First of all, I was looking if such a topic existed already, but I couldn't find anything. I'm sorry if I missed it.
Relatively often, you will find a question that is just painfully easy to answer. I will make up one example, I could link questions if somebody doesn't know what I'm talking about, but for now I don't want to offend anybody of course ;).
In my world, there is no coffee. What will people drink instead?
And the answer would be something like
Water
So as for other SE, I completely get this sort of thing. If someone asks on physics why things fall towards earth, gravity is a legitimate answer. The OP might have never heard of the concept for a number of reasons and it's best to educate them. However, I fail to see the purpose on worldbuilding.
I had the impression the SE is there to help building worlds and not to build them because the OP can't do a basic google search or write a decent question.
I know some of those questions are insanely popular, I believe because anyone, even the gravity guy, is able to answer them. However I think especially because of their popularity, they also cast a bad light on worldbuilding and attract more trivial questions.
I recently flagged one of those questions (working on being able to closevote ;)) as too broad I think, however it was declined. I get it, why should asking about other drinks than coffee be off-topic if worded nicely, it's just trivial. I also answered one of those questions and got a lot of upvotes for my trivial, easy-to-google answer because of course the question went viral. It felt kind of bad tbo.
Many of those questions can be saved by asking for more information because the OP didn't want to hear about water but about something else, but not always. I'm not talking about sloppy questions in general here.
What should be done in case a question would be very easily resolved by a simple google search, 5 minutes of thinking about it or doing any research into the topic themselves?
What should be done with questions that have rather obvious, trivial answers? And are they on-topic and welcome?

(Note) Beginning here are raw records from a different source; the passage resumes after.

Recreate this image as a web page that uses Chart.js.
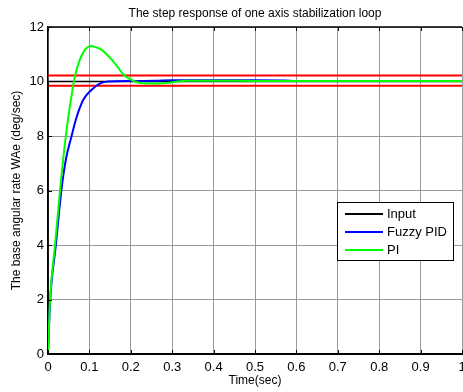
<!DOCTYPE html>
<html>
<head>
<meta charset="utf-8">
<title>Step response</title>
<script src="https://cdn.jsdelivr.net/npm/chart.js@4.4.0/dist/chart.umd.min.js"></script>
<style>
  html, body { margin: 0; padding: 0; background: #fff; }
  canvas { display: block; }
</style>
</head>
<body>
<canvas id="stepChart" width="463" height="392"></canvas>
<script>
// values (time in sec, rate in deg/sec)
const piTime  = [0, 0.005, 0.017, 0.029, 0.043, 0.055, 0.066, 0.077, 0.089, 0.097, 0.105, 0.115, 0.13, 0.154, 0.174, 0.182, 0.202, 0.22, 0.25, 0.27, 0.3, 0.335, 0.4, 0.5, 0.6, 0.7, 0.8, 0.9, 1.0];
const piValue = [0, 2.0, 4.0, 6.0, 8.0, 9.3, 10.26, 10.8, 11.16, 11.27, 11.3, 11.26, 11.16, 10.8, 10.42, 10.26, 10.06, 9.95, 9.93, 9.93, 9.97, 10.03, 10.03, 10.02, 10.02, 10.02, 10.02, 10.02, 10.02];

const fuzzyTime  = [0, 0.005, 0.019, 0.026, 0.033, 0.044, 0.057, 0.067, 0.085, 0.105, 0.126, 0.145, 0.2, 0.26, 0.3, 0.4, 0.5, 0.57, 0.6, 0.7, 0.8, 0.9, 1.0];
const fuzzyValue = [0, 1.9, 4.0, 5.1, 6.1, 7.2, 8.0, 8.59, 9.32, 9.69, 9.93, 10.0, 10.02, 10.03, 10.05, 10.05, 10.05, 10.04, 10.02, 10.02, 10.02, 10.02, 10.02];

const inputTime  = [0, 0, 1];
const inputValue = [0, 10, 10];

const bandUpper = 10.22;
const bandLower = 9.84;

const xTicks = [0, 0.1, 0.2, 0.3, 0.4, 0.5, 0.6, 0.7, 0.8, 0.9, 1];
const yTicks = [0, 2, 4, 6, 8, 10, 12];

const FONT = "'Liberation Sans', Arial, sans-serif";

function toPoints(xs, ys) {
    return xs.map((t, i) => ({ x: t, y: ys[i] }));
}

// frame, inward tick marks and the boxed legend
const framePlugin = {
    id: 'frame',
    afterDatasetsDraw(chart) {
        const { ctx, chartArea: a, scales: { x, y } } = chart;
        ctx.save();
        ctx.strokeStyle = '#000';
        ctx.lineWidth = 1.5;
        ctx.beginPath();
        ctx.moveTo(a.left, a.top);
        ctx.lineTo(a.right, a.top);
        ctx.stroke();

        ctx.lineWidth = 1;
        ctx.beginPath();
        xTicks.forEach(v => {
            const px = Math.round(x.getPixelForValue(v)) + 0.5;
            ctx.moveTo(px, a.bottom); ctx.lineTo(px, a.bottom - 4);
            ctx.moveTo(px, a.top); ctx.lineTo(px, a.top + 4);
        });
        yTicks.forEach(v => {
            const py = Math.round(y.getPixelForValue(v)) + 0.5;
            ctx.moveTo(a.left, py); ctx.lineTo(a.left + 4, py);
        });
        ctx.stroke();

        // legend
        const items = chart.data.datasets.filter(d => d.legendOrder !== undefined)
            .sort((p, q) => p.legendOrder - q.legendOrder);
        const bx = 337, by = 202, bw = 116, bh = 58;
        ctx.fillStyle = '#fff';
        ctx.fillRect(bx, by, bw, bh);
        ctx.strokeStyle = '#000';
        ctx.lineWidth = 1;
        ctx.strokeRect(bx + 0.5, by + 0.5, bw, bh);
        ctx.font = '13px ' + FONT;
        ctx.textBaseline = 'middle';
        items.forEach((d, i) => {
            const ly = by + 12 + i * 18;
            ctx.strokeStyle = d.borderColor;
            ctx.lineWidth = 2;
            ctx.beginPath();
            ctx.moveTo(bx + 8, ly);
            ctx.lineTo(bx + 46, ly);
            ctx.stroke();
            ctx.fillStyle = '#000';
            ctx.fillText(d.label, bx + 50, ly);
        });
        ctx.restore();
    }
};

const ctx = document.getElementById('stepChart').getContext('2d');
const stepChart = new Chart(ctx, {
    type: 'line',
    data: {
        datasets: [
            {
                label: 'PI',
                data: toPoints(piTime, piValue),
                borderColor: '#00ff00',
                borderWidth: 2,
                legendOrder: 2
            },
            {
                label: 'Fuzzy PID',
                data: toPoints(fuzzyTime, fuzzyValue),
                borderColor: '#0000ff',
                borderWidth: 2,
                legendOrder: 1
            },
            {
                label: 'Input',
                data: toPoints(inputTime, inputValue),
                borderColor: '#000000',
                borderWidth: 1.5,
                legendOrder: 0
            },
            {
                label: 'upper band',
                data: toPoints([0, 1], [bandUpper, bandUpper]),
                borderColor: '#ff0000',
                borderWidth: 2
            },
            {
                label: 'lower band',
                data: toPoints([0, 1], [bandLower, bandLower]),
                borderColor: '#ff0000',
                borderWidth: 2
            }
        ]
    },
    options: {
        responsive: false,
        animation: false,
        devicePixelRatio: 1,
        parsing: false,
        elements: {
            point: { radius: 0 },
            line: { cubicInterpolationMode: 'monotone', fill: false }
        },
        layout: { padding: { left: 0, right: 1, top: 0, bottom: 0 } },
        plugins: {
            legend: { display: false },
            tooltip: { enabled: false },
            title: {
                display: true,
                fullSize: false,
                text: 'The step response of one axis stabilization loop',
                color: '#000',
                font: { family: FONT, size: 12, weight: 'normal' },
                padding: { top: 6, bottom: 6.6 }
            }
        },
        scales: {
            x: {
                type: 'linear',
                min: 0,
                max: 1,
                afterBuildTicks: s => { s.ticks = xTicks.map(v => ({ value: v })); },
                afterFit: s => { s.height = 38; s.paddingRight = 0; },
                ticks: {
                    color: '#000',
                    font: { family: FONT, size: 13 },
                    padding: 6,
                    maxRotation: 0,
                    autoSkip: false,
                    callback: v => String(v)
                },
                grid: { color: '#999', drawTicks: false },
                border: { color: '#000', width: 2 },
                title: {
                    display: true,
                    text: 'Time(sec)',
                    color: '#000',
                    font: { family: FONT, size: 12 },
                    padding: { top: 0, bottom: 4 }
                }
            },
            y: {
                type: 'linear',
                min: 0,
                max: 12,
                afterBuildTicks: s => { s.ticks = yTicks.map(v => ({ value: v })); },
                afterFit: s => { s.width = 48; },
                ticks: {
                    color: '#000',
                    font: { family: FONT, size: 13 },
                    padding: 4,
                    callback: v => String(v)
                },
                grid: { color: '#999', drawTicks: false },
                border: { color: '#000', width: 1.5 },
                title: {
                    display: true,
                    text: 'The base angular rate WAe (deg/sec)',
                    color: '#000',
                    font: { family: FONT, size: 12 },
                    padding: { top: 9.5, bottom: 0 }
                }
            }
        }
    },
    plugins: [framePlugin]
});
</script>
</body>
</html>
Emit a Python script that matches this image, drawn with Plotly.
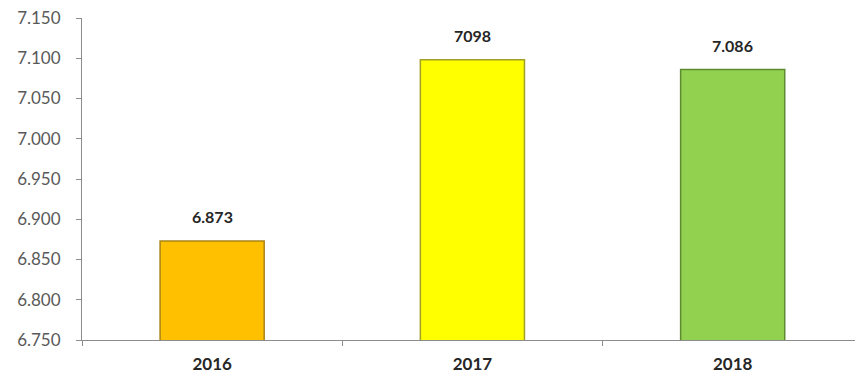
import plotly.graph_objects as go

years = ["2016", "2017", "2018"]
values = [6873, 7098, 7086]
labels = ["6.873", "7098", "7.086"]
colors = ["#FFC000", "#FFFF00", "#92D050"]
borders = ["#A88418", "#A0A028", "#5E8A30"]
tick_vals = [6750, 6800, 6850, 6900, 6950, 7000, 7050, 7100, 7150]

fig = go.Figure()
fig.add_trace(go.Bar(
    x=years, y=values, width=0.4,
    marker=dict(color=colors, line=dict(color=borders, width=1.5)),
    hoverinfo="skip",
))

for i, (v, t) in enumerate(zip(values, labels)):
    fig.add_annotation(x=i, y=v, text="<b>%s</b>" % t, showarrow=False,
                       xref="x", yref="y",
                       yanchor="bottom", yshift=13,
                       font=dict(family="Lato, Open Sans, sans-serif", size=16, color="#262626"))

fig.update_layout(
    width=855, height=375,
    margin=dict(l=82, r=0, t=18, b=35),
    paper_bgcolor="white", plot_bgcolor="white",
    separators=",.",
    showlegend=False,
)
fig.update_xaxes(
    type="category", range=[-0.5, 2.47], automargin=False,
    showline=True, linecolor="#8C8C8C", linewidth=1,
    ticks="outside", tickson="boundaries", ticklen=5, tickcolor="#8C8C8C",
    showgrid=False, ticklabelstandoff=9,
    tickfont=dict(family="Lato, Open Sans, sans-serif", size=17, color="#262626", weight="bold"),
)
fig.update_yaxes(
    range=[6750, 7150], tickvals=tick_vals, tickformat=",d", automargin=False,
    showline=True, linecolor="#8C8C8C", linewidth=1,
    ticks="outside", ticklen=5, tickcolor="#8C8C8C",
    showgrid=False, zeroline=False, ticklabelstandoff=12,
    tickfont=dict(family="Lato, Open Sans, sans-serif", size=17, color="#595959"),
)

fig.write_html("out.html", config={"displayModeBar": False},
               post_script="document.body.style.margin='0';document.body.style.overflow='hidden';")
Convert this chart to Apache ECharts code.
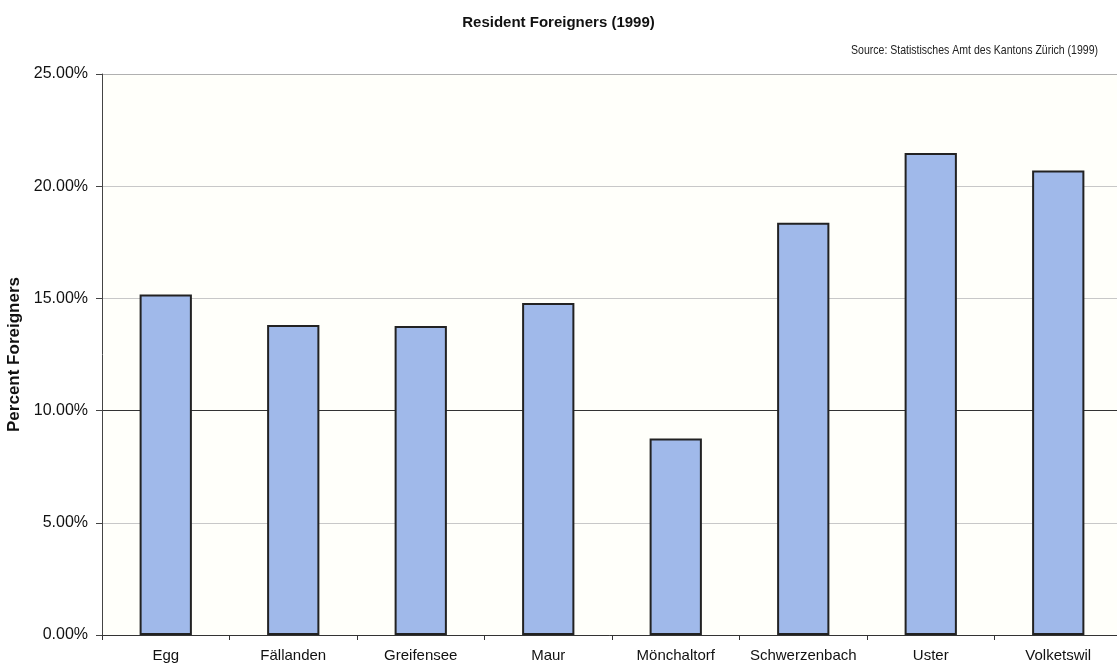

And for me, personally, this question is important:
Are comments asking the OP to exclude the trivial answers to the question even desired or should I stop doing that?
There are different kinds of flavors, I want to include a third point:
What to do if answers are not necessarily trivial but so well-established that the OP must have encountered solutions to the question already. E.g.
How would medieval people react to someone with technology that looks like magic to them?
has been done and overdone so much that the standard answers should maybe be excluded. I feel like this question could actually be a fruitful one even if one excludes the cliches, but often these questions only yield more obvious, cliche answers and the rare creative or, perhaps in this case, historically acurate ones gets burried under 10 answers about burning someone alive.
This of course doesn't has to be the case, often creative answers can be found with many upvotes, but I'm talking about such questions in principal here. I personally feel that a question excluding the obvious answers is strictly better and the obvious answer spam hides and, I know this from personal experience, discourages the new/interesting/alternative solutions.
What to do about questions that do not exclude well established, run-of-the-mill solutions?
Let me know if the 3rd point should be best left to a separate topic.
I realize the subjectiveness of this, but everything is subjective to a degree.